IN THE last couple of months, several interesting stories regarding kids in sport have been exposed.

Last month, it was revealed that Liverpool Football Club had concealed forbidden inducements given to an 11-year-old Stoke City schoolboy and his family as an incentive to join the Anfield club's academy system and after the FA found the club guilty of "tapping up" the boy, they were fined £100,000.

Then, just a couple of weeks ago, it was revealed that Manchester City are being scrutinised by the Premier League following the signing of another 11-year-old boy into their academy system after concerns were flagged up that the strict protocols that are in place may have been breached.

These two cases highlight the desperation of football clubs to get a hold of a player who shows exceptional talent, no matter what age they are.

If you get them young, you can, the theory goes, develop the player and cultivate a loyalty to the club that will either produce a first-team player or an individual of high sell-on value in the long-term. In theory, this makes sense. But in practice, encouraging children to become what is, in effect, semi-professional athletes before they are even teenagers is seriously flawed.

Part of the problem is that the stories of the few, exceptional child prodigies are widely known.
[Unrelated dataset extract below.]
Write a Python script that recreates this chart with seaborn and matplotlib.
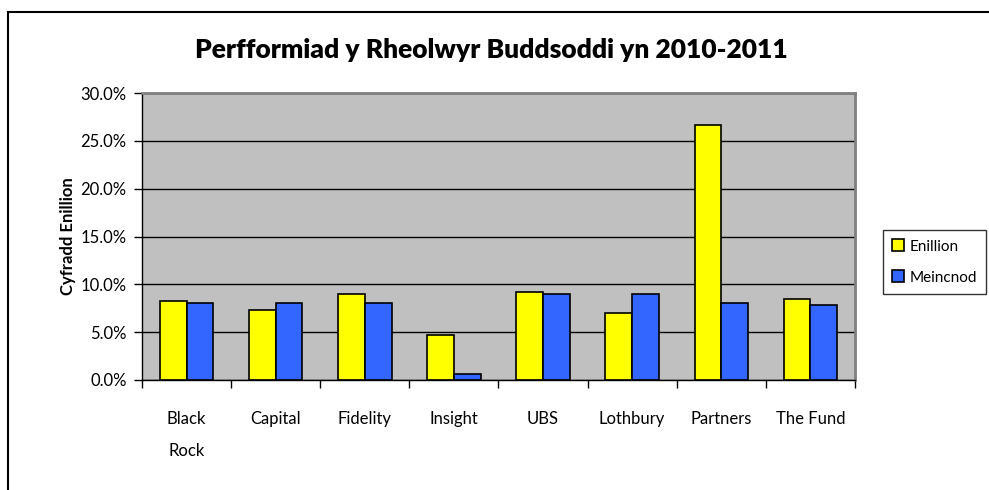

Andre Agassi was playing tennis for hours each week at the age of four and Michelle Wie picked up a golf club at a similarly precocious age.

Everyone knows that Maria Sharapova moved from Russia to America at the tender age of seven while Tiger Woods was the youngest of the lot, swinging a golf club for the first time at the age of just two. The problem with these success stories, though, is that they feed the myth that taking up one particular sport early is the way forward. For every Woods or Agassi, however, there will be literally countless other early specialisers who achieve nothing on the world stage.

This week, Chelsea signed 15-year-old Billy Gilmour from Rangers for a fee in the region of £500,000 – a player whose only exposure to first-team football is a couple of training sessions at Auchenhowie with the senior squad.

The incentives to promote early specialisation may seem obvious, particularly if you believe in Malcolm Gladwell’s famous theory which states that 10,000 hours of practice is “the magic number for true expertise”. This is almost certainly why those who favour early specialisation believe that the younger a child focuses on a particular sport, the earlier they will become “expert” in it. While the 10,000-hours theory may be true in almost all walks of life, evidence suggests that sport may be one of the few areas that contradicts this rule.

The stories of early specialisation are striking and, so often, parents and coaches are so blinded by the prospect of developing a child from a toddler into an Olympic champion that they fail to recognise that they are not, in fact, using the most productive method.

A study by Karin Moesch, a sports psychologist at the University of Copenhagen, showed that in general elite athletes in swimming, cycling and running tended to specialise at a later age than “nearly-elites”. In addition, the study found that early specialisation is, more often than not, negated by the time kids reach their late teenage years anyway, with the amount of training hours evening-out by the age of 18 whether the child started exceptionally young or not. David Epstein, author of the lauded book The Sports Gene, is another who believes the early specialisation method is fundamentally flawed and, in most cases, truly counter-productive.

To encourage a young child to train in the manner of a professional athlete is becoming more and more common and is folly for a number of further reasons. The risk of, to use the technical term, scunnering the kid is exceptionally high. The chance of burn-out or injury is also heightened and, often, encouraging early specialisation has the complete opposite effect to what was intended.

Early signs of talent in children are so often erroneous. Nascent promise can be due to physical advantage which will, sooner or later, be negated as the child and their peers grow older. Similarly, natural talent accounts for a tiny percentage of what makes up a successful elite athlete, with work ethic and mindset far more determinative when it comes to "making it" in the world of elite sport.

Taking part in multiple sports at a young age is so spectacularly beneficial in the long-run that it is baffling why anyone would do anything different. Taking part in a variety of sports develops a far wider skill-set which invariably benefits the sport in which an individual ultimately chooses to specialise in. Statistics released in the past week or so by the Tracking Football website show that almost 90 per cent of 2017 NFL draft picks had played multiple sports in high school and, in fact, NFL scout Bucky Brooks said that having played multiple sports was something that he actively looked for in a player.

There will always be the few early specialisers who excel but the evidence is overwhelming in showing that it is, in general, a detrimental path to go down. That we are at the stage that football clubs are going to extreme lengths to secure the signatures of pre-teens indicates that the late specialisation message has not yet reached the sport. Let's hope it does sooner rather than later because not only will it be of benefit to the young players, it will be of huge benefit to the clubs too.